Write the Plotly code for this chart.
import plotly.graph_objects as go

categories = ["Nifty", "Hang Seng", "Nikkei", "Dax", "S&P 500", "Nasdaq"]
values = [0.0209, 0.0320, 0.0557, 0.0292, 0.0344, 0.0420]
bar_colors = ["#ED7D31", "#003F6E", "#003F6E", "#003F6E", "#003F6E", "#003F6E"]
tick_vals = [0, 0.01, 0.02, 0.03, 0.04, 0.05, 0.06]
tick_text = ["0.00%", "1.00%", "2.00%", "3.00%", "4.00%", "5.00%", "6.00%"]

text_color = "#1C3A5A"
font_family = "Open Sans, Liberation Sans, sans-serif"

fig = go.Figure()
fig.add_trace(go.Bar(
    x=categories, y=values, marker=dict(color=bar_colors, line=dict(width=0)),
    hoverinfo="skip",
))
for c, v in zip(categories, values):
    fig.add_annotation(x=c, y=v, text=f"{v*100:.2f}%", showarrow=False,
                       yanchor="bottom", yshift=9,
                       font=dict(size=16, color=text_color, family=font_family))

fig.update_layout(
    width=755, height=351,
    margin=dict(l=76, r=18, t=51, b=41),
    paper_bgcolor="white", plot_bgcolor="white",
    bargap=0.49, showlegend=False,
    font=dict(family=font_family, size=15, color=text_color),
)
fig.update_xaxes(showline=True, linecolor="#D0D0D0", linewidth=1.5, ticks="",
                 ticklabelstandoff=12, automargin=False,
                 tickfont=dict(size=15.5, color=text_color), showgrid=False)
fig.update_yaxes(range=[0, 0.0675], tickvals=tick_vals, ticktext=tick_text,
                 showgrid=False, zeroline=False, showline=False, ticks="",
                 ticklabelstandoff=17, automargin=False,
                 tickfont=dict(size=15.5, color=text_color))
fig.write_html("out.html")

# # # # # # #

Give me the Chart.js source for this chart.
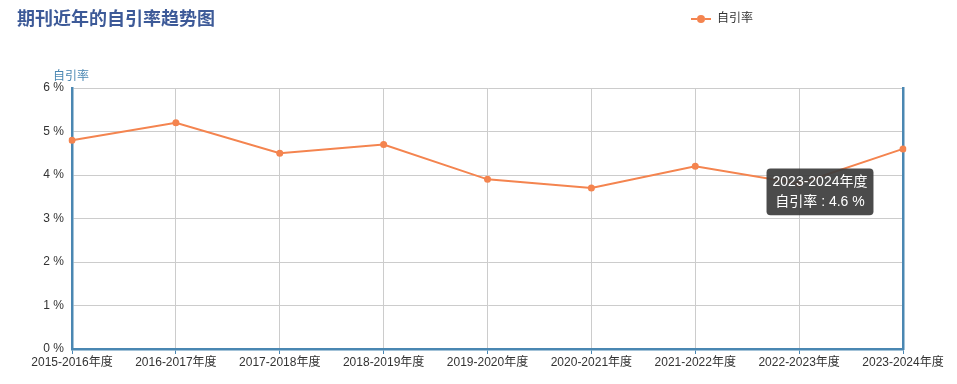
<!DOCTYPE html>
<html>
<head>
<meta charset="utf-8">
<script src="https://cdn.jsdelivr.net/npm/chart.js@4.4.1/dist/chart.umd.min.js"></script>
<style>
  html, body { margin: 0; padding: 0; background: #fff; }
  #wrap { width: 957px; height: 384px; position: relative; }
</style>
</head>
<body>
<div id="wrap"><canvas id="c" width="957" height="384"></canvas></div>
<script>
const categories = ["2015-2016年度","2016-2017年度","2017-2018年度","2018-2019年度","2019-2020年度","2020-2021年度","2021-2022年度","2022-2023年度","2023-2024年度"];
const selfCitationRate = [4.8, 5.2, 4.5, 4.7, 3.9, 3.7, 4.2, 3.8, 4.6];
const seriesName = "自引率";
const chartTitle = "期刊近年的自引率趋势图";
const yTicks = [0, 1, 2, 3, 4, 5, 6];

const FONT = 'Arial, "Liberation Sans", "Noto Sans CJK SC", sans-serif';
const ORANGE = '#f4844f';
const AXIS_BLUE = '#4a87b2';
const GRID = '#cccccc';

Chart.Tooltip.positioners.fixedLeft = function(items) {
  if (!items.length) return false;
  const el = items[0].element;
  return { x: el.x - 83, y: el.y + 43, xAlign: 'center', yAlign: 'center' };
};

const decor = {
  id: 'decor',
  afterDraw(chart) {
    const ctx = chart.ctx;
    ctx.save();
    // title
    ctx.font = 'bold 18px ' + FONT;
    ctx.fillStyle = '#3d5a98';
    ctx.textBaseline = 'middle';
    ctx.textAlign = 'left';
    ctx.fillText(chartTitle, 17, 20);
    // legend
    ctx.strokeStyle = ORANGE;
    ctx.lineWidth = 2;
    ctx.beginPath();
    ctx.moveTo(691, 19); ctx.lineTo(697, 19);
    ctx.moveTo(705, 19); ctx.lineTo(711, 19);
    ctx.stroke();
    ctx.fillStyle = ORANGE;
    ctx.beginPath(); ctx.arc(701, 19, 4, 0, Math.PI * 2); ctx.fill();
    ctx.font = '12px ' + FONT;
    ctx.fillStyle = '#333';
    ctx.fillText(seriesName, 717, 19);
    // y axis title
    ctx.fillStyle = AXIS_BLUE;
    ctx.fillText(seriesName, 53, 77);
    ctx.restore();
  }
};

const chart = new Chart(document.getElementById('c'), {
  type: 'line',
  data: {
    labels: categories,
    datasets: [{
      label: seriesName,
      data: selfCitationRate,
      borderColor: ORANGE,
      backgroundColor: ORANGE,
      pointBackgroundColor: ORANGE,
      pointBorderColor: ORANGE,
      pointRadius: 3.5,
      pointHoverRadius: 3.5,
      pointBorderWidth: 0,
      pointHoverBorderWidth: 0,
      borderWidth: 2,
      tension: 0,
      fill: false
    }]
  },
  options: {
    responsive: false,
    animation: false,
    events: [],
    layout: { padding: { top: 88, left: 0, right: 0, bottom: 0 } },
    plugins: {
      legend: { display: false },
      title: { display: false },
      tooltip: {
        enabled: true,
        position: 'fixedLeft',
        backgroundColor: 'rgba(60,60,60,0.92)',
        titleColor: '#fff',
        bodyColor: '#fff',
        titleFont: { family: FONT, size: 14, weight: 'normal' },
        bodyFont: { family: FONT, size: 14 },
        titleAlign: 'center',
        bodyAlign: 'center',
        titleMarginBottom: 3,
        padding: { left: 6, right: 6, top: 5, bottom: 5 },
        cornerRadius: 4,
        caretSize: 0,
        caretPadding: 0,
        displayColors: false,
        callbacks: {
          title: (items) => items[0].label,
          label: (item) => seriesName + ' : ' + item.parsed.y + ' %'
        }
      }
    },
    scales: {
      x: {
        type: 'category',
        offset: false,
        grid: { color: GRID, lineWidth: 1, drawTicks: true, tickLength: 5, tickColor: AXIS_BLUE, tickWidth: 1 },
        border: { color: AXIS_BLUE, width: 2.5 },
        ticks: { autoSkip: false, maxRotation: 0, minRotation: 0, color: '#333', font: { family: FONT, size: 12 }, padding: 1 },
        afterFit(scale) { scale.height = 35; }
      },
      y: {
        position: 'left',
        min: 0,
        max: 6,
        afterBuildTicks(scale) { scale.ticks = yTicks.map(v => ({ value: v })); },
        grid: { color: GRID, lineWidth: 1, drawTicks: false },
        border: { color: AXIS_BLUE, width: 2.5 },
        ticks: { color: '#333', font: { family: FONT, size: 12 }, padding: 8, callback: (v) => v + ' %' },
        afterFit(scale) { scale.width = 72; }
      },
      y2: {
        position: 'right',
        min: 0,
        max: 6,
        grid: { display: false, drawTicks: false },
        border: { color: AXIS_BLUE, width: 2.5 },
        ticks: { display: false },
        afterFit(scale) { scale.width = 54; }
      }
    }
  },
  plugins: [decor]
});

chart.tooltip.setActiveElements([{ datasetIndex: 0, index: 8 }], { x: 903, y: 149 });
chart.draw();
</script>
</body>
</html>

# # # # # # #

WORK INSTRUCTIONS: Extract and reproduce exactly the lines opening with the line containing "Write the Plotly code for this chart." and closing with the line containing "font=dict(size=16, color=text_color, family=font_family))", inclusive.

TASK OUTPUT:
Write the Plotly code for this chart.
import plotly.graph_objects as go

categories = ["Nifty", "Hang Seng", "Nikkei", "Dax", "S&P 500", "Nasdaq"]
values = [0.0209, 0.0320, 0.0557, 0.0292, 0.0344, 0.0420]
bar_colors = ["#ED7D31", "#003F6E", "#003F6E", "#003F6E", "#003F6E", "#003F6E"]
tick_vals = [0, 0.01, 0.02, 0.03, 0.04, 0.05, 0.06]
tick_text = ["0.00%", "1.00%", "2.00%", "3.00%", "4.00%", "5.00%", "6.00%"]

text_color = "#1C3A5A"
font_family = "Open Sans, Liberation Sans, sans-serif"

fig = go.Figure()
fig.add_trace(go.Bar(
    x=categories, y=values, marker=dict(color=bar_colors, line=dict(width=0)),
    hoverinfo="skip",
))
for c, v in zip(categories, values):
    fig.add_annotation(x=c, y=v, text=f"{v*100:.2f}%", showarrow=False,
                       yanchor="bottom", yshift=9,
                       font=dict(size=16, color=text_color, family=font_family))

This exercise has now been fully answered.